Bioy definía la condescendencia como otra forma de desdén. Si no hay una puesta en valor de la vida, de las emociones que mueven esta vida, si no hay, ante todo y por sobre todo, una resignificación de la equidad y de la justicia frente a los diferentes cuerpos que portan todo lo que conlleva estar vivos, si no se radicaliza la manera en la que recibimos las muertes de esos cuerpos, porque no todos los duelos y reclamos de justicia valen lo mismo ni se respetan sus memorias igual, no hay democracia. Pero, más aún, ¿de qué vale defenderla tanto? ¿Quién quiere defender lo que te oprime, lo que te maltrata, lo que desprecia, lo que no escucha, lo que desordena lo poco que hay al alcance, lo que no te da valor, lo que te borra?
Hay preguntas incómodas por hacer y muchas no tienen respuesta ni solución inmediata. Hacerlas es exponerlas al caos pero también darnos una nueva oportunidad de alcanzar como nunca antes nuevos estándares y recuperar desde ahí las direcciones que honran y dignifican la calidad y las condiciones, tanto de la vida como del descanso final.

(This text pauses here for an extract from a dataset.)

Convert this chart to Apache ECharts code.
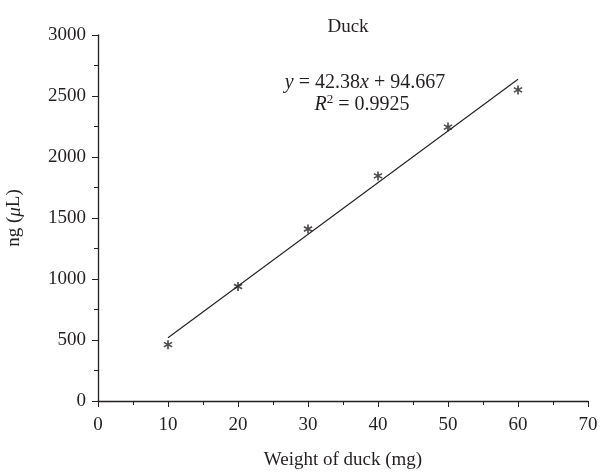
<!DOCTYPE html>
<html>
<head>
<meta charset="utf-8">
<script src="https://cdn.jsdelivr.net/npm/echarts@6/dist/echarts.min.js"></script>
<style>
  html, body { margin: 0; padding: 0; background: #fff; }
  #chart { width: 600px; height: 472px; }
</style>
</head>
<body>
<div id="chart"></div>
<script>
// measured points (weight in mg, ng)
const weights = [10, 20, 30, 40, 50, 60]
const amounts = [462, 938, 1410, 1845, 2245, 2550]
// fitted line end points
const fitX = [10, 60]
const fitY = [518, 2637]

const serif = '"Liberation Serif", "DejaVu Serif", serif'
const ink = '#231f20'
// six-armed asterisk made of three bars
const asterisk = 'path://M-1.8,-10L1.8,-10L1.8,10L-1.8,10Z' +
    'M7.76,-6.56L9.56,-3.44L-7.76,6.56L-9.56,3.44Z' +
    'M9.56,3.44L7.76,6.56L-9.56,-3.44L-7.76,-6.56Z'

const eqRich = {
    i: { fontFamily: serif, fontSize: 20, fontStyle: 'italic', fill: ink },
    sup: { fontFamily: serif, fontSize: 13, fill: ink, padding: [0, 0, 10, 0] }
}

const chart = echarts.init(document.getElementById('chart'))
chart.setOption({
    animation: false,
    backgroundColor: '#fff',
    title: {
        text: 'Duck',
        left: 343,
        textAlign: 'center',
        top: 13,
        textStyle: { fontFamily: serif, fontSize: 19, fontWeight: 'normal', color: ink }
    },
    grid: { left: 98, right: 12, top: 35, bottom: 71, outerBoundsMode: 'none', containLabel: false },
    xAxis: {
        type: 'value',
        min: 0, max: 70, interval: 10,
        name: 'Weight of duck (mg)',
        nameLocation: 'middle',
        nameGap: 50,
        nameTextStyle: { fontFamily: serif, fontSize: 19, color: ink },
        axisLine: { lineStyle: { color: ink, width: 1.3 } },
        axisTick: { show: true, inside: false, length: 6, lineStyle: { color: ink } },
        minorTick: { show: true, splitNumber: 2, length: 4, lineStyle: { color: ink } },
        axisLabel: { fontFamily: serif, fontSize: 19, color: ink, margin: 15 },
        splitLine: { show: false }
    },
    yAxis: {
        type: 'value',
        min: 0, max: 3000, interval: 500,
        name: '{a|ng (}{i|μ}{a|L)}',
        nameLocation: 'middle',
        nameRotate: 90,
        nameGap: 74,
        nameTextStyle: {
            rich: {
                a: { fontFamily: serif, fontSize: 19, color: ink },
                i: { fontFamily: serif, fontSize: 19, fontStyle: 'italic', color: ink }
            }
        },
        axisLine: { show: true, lineStyle: { color: ink, width: 1.3 } },
        axisTick: { show: true, inside: false, length: 6, lineStyle: { color: ink } },
        minorTick: { show: true, splitNumber: 2, length: 4, lineStyle: { color: ink } },
        axisLabel: { fontFamily: serif, fontSize: 19, color: ink, margin: 12, formatter: (v) => String(v) },
        splitLine: { show: false }
    },
    graphic: [
        {
            type: 'text',
            x: 365,
            y: 73,
            style: {
                text: '{i|y} = 42.38{i|x} + 94.667',
                align: 'center',
                rich: eqRich,
                font: '20px ' + serif,
                fill: ink
            }
        },
        {
            type: 'text',
            x: 362,
            y: 93,
            style: {
                text: '{i|R}{sup|2} = 0.9925',
                align: 'center',
                rich: eqRich,
                font: '20px ' + serif,
                fill: ink
            }
        }
    ],
    series: [
        {
            type: 'line',
            data: fitX.map((x, i) => [x, fitY[i]]),
            symbol: 'none',
            lineStyle: { color: ink, width: 1.1 },
            z: 2
        },
        {
            type: 'scatter',
            data: weights.map((x, i) => [x, amounts[i]]),
            symbol: asterisk,
            symbolSize: [9, 9],
            itemStyle: { color: ink },
            z: 3
        }
    ]
})
</script>
</body>
</html>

En vez de regodearnos en defender la hegemonía, de dar clases de cómo votar y buscar que sean leales a lo que le da la espalda a la gran mayoría, tal vez la hora demanda una contraofensiva que salga a disputar la vida, la libertad, la seguridad, la justicia, el bienestar, la comunidad, no desde las palabras, porque todos las dicen, todos las repiten, y al igual que derecha e izquierda, poco efecto proactivo y propositivo siembran por culpa de su vaciamiento político y demasiado quiebre social generan en su llenura emocional. Salir a disputar con los verbos que hacen a esas palabras, con acciones que pulverizan la forma y nos reencuentran deteniendo la inminencia, no corriendo atrás de agendas y fantasmas impuestos. Sino emergiendo en un único y verdadero héroe colectivo que no está hecho de nadie, está hecho de todos esos nosotros mirando y oyendo con ojos y oídos nuevos. Yendo a pérdida para ganar una nueva cultura comunitaria y democrática.